Argument for McWilliam

[22]     Mr Green argued that the fee had not become payable at the time the invoice was rendered and has not ever subsequently become payable as full plans have never been prepared which are sufficient for the issue of a building permit.  In this respect he pointed in particular to unanswered requests for information over a long period extending well into 2011.

[23]     Mr Green also argued that the terms of engagement did in fact require that a building permit be issued before liability for fees arose.  In this respect he relied on the email from Ussher to McWilliam on 3 August 2010 quoted in paragraph 5 above.

[24]     On  this  application,  this  Court  is  sitting  in  its  company  insolvency jurisdiction.  Its role is not to adjudicate upon any dispute between the applicant and the respondent, in relation to the contract between them, but only to determine whether or not such a dispute exists, as noted in paragraph [2] above.

[25]     The first, and perhaps most obvious dispute between the parties is the extent of Ussher’s obligation under its contract of retainer, as outlined in paragraphs [21] and [23] above.

[26]     Secondly, and assuming (without deciding) in Ussher’s favour that its right to the agreed fee was not dependent on building consent being granted but arose from an obligation to provide the services described to the extent required for, and up to the point when, a building consent would be issued, it is strongly arguable that those services have not at any point been fully provided.

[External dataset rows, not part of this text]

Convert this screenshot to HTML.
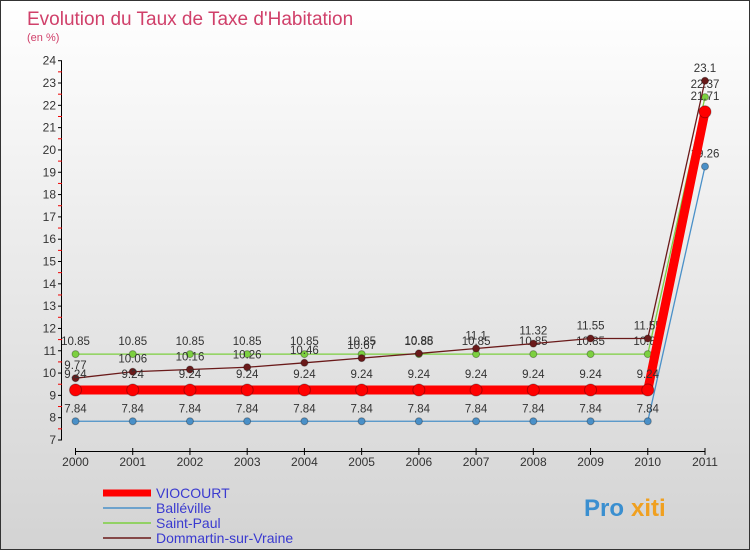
<!DOCTYPE html>
<html><head><meta charset="utf-8"><style>
body{margin:0;width:750px;height:550px;overflow:hidden;font-family:"Liberation Sans",sans-serif}
#c{position:absolute;left:0;top:0;width:748px;height:548px;border:1px solid #333;background:linear-gradient(#fff,#d3d3d3)}
</style></head><body>
<div id="c">
<svg id="s" width="748" height="548" xmlns="http://www.w3.org/2000/svg" style="position:absolute;left:0;top:0"></svg>
</div>
<script>
const years=["2000","2001","2002","2003","2004","2005","2006","2007","2008","2009","2010","2011"];
const viocourt=[9.24,9.24,9.24,9.24,9.24,9.24,9.24,9.24,9.24,9.24,9.24,21.71];
const balleville=[7.84,7.84,7.84,7.84,7.84,7.84,7.84,7.84,7.84,7.84,7.84,19.26];
const saintPaul=[10.85,10.85,10.85,10.85,10.85,10.85,10.85,10.85,10.85,10.85,10.85,22.37];
const dommartin=[9.77,10.06,10.16,10.26,10.46,10.67,10.88,11.1,11.32,11.55,11.55,23.1];
const yTicks=[7,8,9,10,11,12,13,14,15,16,17,18,19,20,21,22,23,24];
const NS="http://www.w3.org/2000/svg";
const s=document.getElementById('s');
function X(i){return 74.5+i*(704-74.5)/11;}
function Y(v){return 439-(v-7)*(439-59.7)/17;}
function el(t,a,p){const e=document.createElementNS(NS,t);for(const k in a)e.setAttribute(k,a[k]);(p||s).appendChild(e);return e;}
function tx(x,y,str,o){const e=el('text',Object.assign({x:x,y:y,'font-size':12,fill:'#333','font-family':'Liberation Sans, sans-serif'},o||{}));e.textContent=str;return e;}
const t1=tx(26,24,"Evolution du Taux de Taxe d'Habitation",{'font-size':19,fill:'#d0406a'});


const t2=tx(26,40,"(en %)",{'font-size':11,fill:'#d0406a'});


const ax=el('g',{});


el('line',{x1:60.5,x2:60.5,y1:Y(24),y2:Y(7),stroke:'#000'},ax);
yTicks.forEach(v=>{el('line',{x1:57,x2:61,y1:Y(v),y2:Y(v),stroke:'#000'},ax);
 if(v<24)el('line',{x1:57,x2:61,y1:Y(v+0.5),y2:Y(v+0.5),stroke:'#e00'},ax);
 tx(55,Y(v)+4,String(v),{'text-anchor':'end'},ax);});
const xa=el('g',{});


el('line',{x1:X(0),x2:X(11),y1:450.5,y2:450.5,stroke:'#000'},xa);
years.forEach((y,i)=>{el('line',{x1:X(i),x2:X(i),y1:447,y2:454,stroke:'#000'},xa);tx(X(i),465,y,{'text-anchor':'middle'},xa);});
function series(name,data,color,w,r,labOff){
 const g=el('g',{});
 
 
 el('polyline',{points:data.map((v,i)=>X(i)+','+Y(v)).join(' '),fill:'none',stroke:color,'stroke-width':w},g);
 data.forEach((v,i)=>{const c=el('circle',{cx:X(i),cy:Y(v),r:r,fill:color,stroke:'rgba(0,0,0,0.3)'},g);
  
  
  tx(X(i),Y(v)-labOff,String(v),{'text-anchor':'middle','font-size':11.5},g);});
}
series('balleville',balleville,'#4a90c8',1.3,3.5,9);
series('saint-paul',saintPaul,'#7cd040',1.3,3.5,9);
series('dommartin',dommartin,'#6a1a1a',1.3,3.5,9);
series('viocourt',viocourt,'#f00',9,6,12);
const leg=[["VIOCOURT","#f00",7],["Balléville","#4a90c8",1.5],["Saint-Paul","#7cd040",1.5],["Dommartin-sur-Vraine","#6a1a1a",1.5]];
leg.forEach((l,i)=>{const g=el('g',{});
 
 
 const y=492+i*15;
 el('line',{x1:102,x2:150,y1:y,y2:y,stroke:l[1],'stroke-width':l[2]},g);
 tx(155,y+5,l[0],{'font-size':14,fill:'#3a3ad0'},g);});
const p=tx(583,515,"Pro",{'font-size':24,'font-weight':'bold',fill:'#3a8fd0'});


const p2=tx(630,515,"xiti",{'font-size':24,'font-weight':'bold',fill:'#f0a020'});


</script>
</body></html>
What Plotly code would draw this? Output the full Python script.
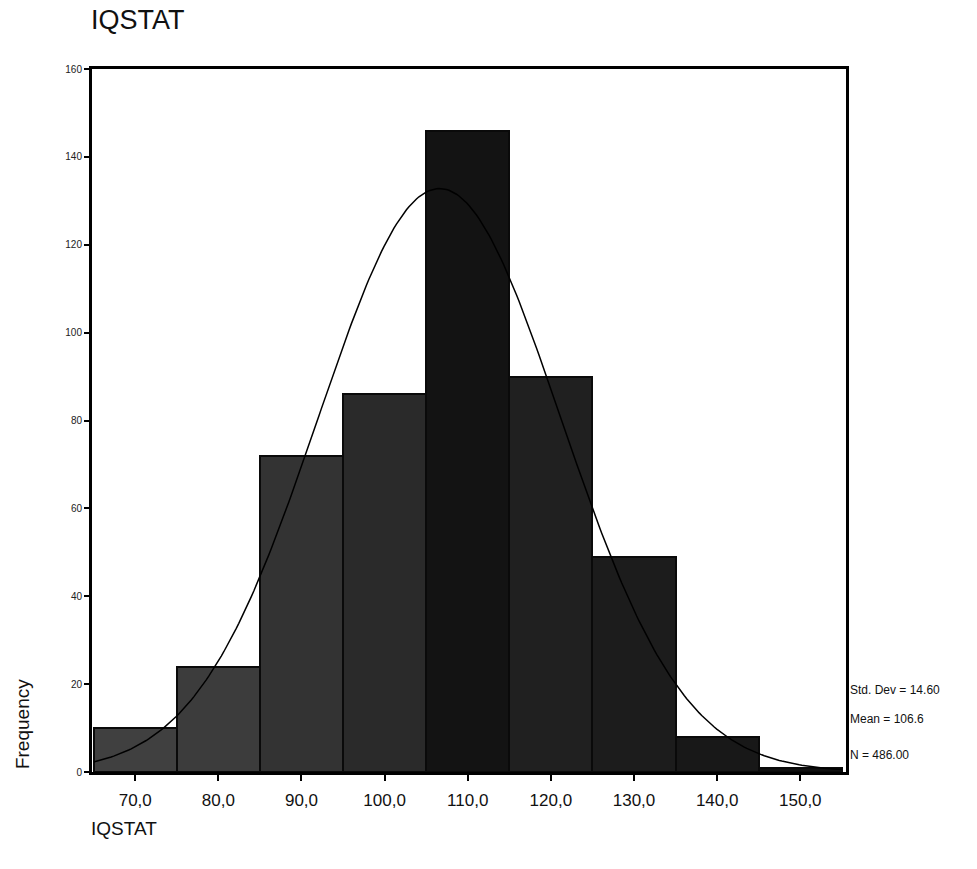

[27]     Thirdly, it is arguable whether Ussher was entitled to charge and be paid its full fee for all required services at a point when a set of plans had been submitted to the City Council but was in the early stages of consideration.  In effect Ussher takes the position that it was entitled to charge its fees, and be paid its fees, substantially in advance.  Nothing in the contract so provides; arguably liability for the contractually agreed fee did not arise until the work had been completed, and arguably also, that point has never been reached.

[28]     Fourthly, there were clear stipulations as to the time by which the services to be provided by Ussher were to be completed.  The evidence shows that Ussher was aware that McWilliam intended to extend its motel for the purposes of capturing Rugby World Cup trade and that it had a builder on standby who was able to build the building within the time limitations imposed by that imperative.  It is arguable, at the very least, that Ussher failed to perform within the time required, determination of this point requiring a detailed examination of the extent to which various factors contributed to the delay in the services being performed.  These factors include the February earthquake event, ([18] and [19] above), what effect, if any, discussion with

the Council about a two storey option had (and if so, who was responsible for it), and Ussher’s performance of its services on such issues as providing plans which complied with both the datum level requirements of the Council, and the existing resource consent, and the provision of significant items of information in accordance with   the   Council’s   requests   for   further   information   on   29   November   and subsequently.  It is not the role of this Court in this capacity to determine which of these causes led to the delay in provision of the services which Ussher agreed to provide, nor to determine whether there may have been any other issues which should also be considered.   It is sufficient  to  say that there is ample room for argument that Ussher failed to comply with its contractual obligations in a timely way and to a material extent.

Outcome

[29]     There are at least four areas where McWilliam has an arguable defence to liability.   The notice under s 289 of the Companies Act 1993 from McWilliam to Ussher dated 20 September 2011 is set aside.   It is not necessary to  determine whether McWilliam also has an arguable counterclaim.

Costs

[30]     Costs are reserved.   I record that Mr Green submitted that if the Court set aside the statutory notice it should award costs to his client on a solicitor/client basis, relying on his firm having given to Ussher’s solicitor a full explanation of the issues in dispute before the notice was issued, and having expressed a view that the issue of a notice under s 289 would be inappropriate.   Mr Riches indicated to me that he opposed an award of costs should he be unsuccessful, there being communications which I should take into account on this issue.  I therefore reserve costs.  Counsel are to file memoranda for my attention within five working days.  I will then decide this

issue on the basis of those memoranda.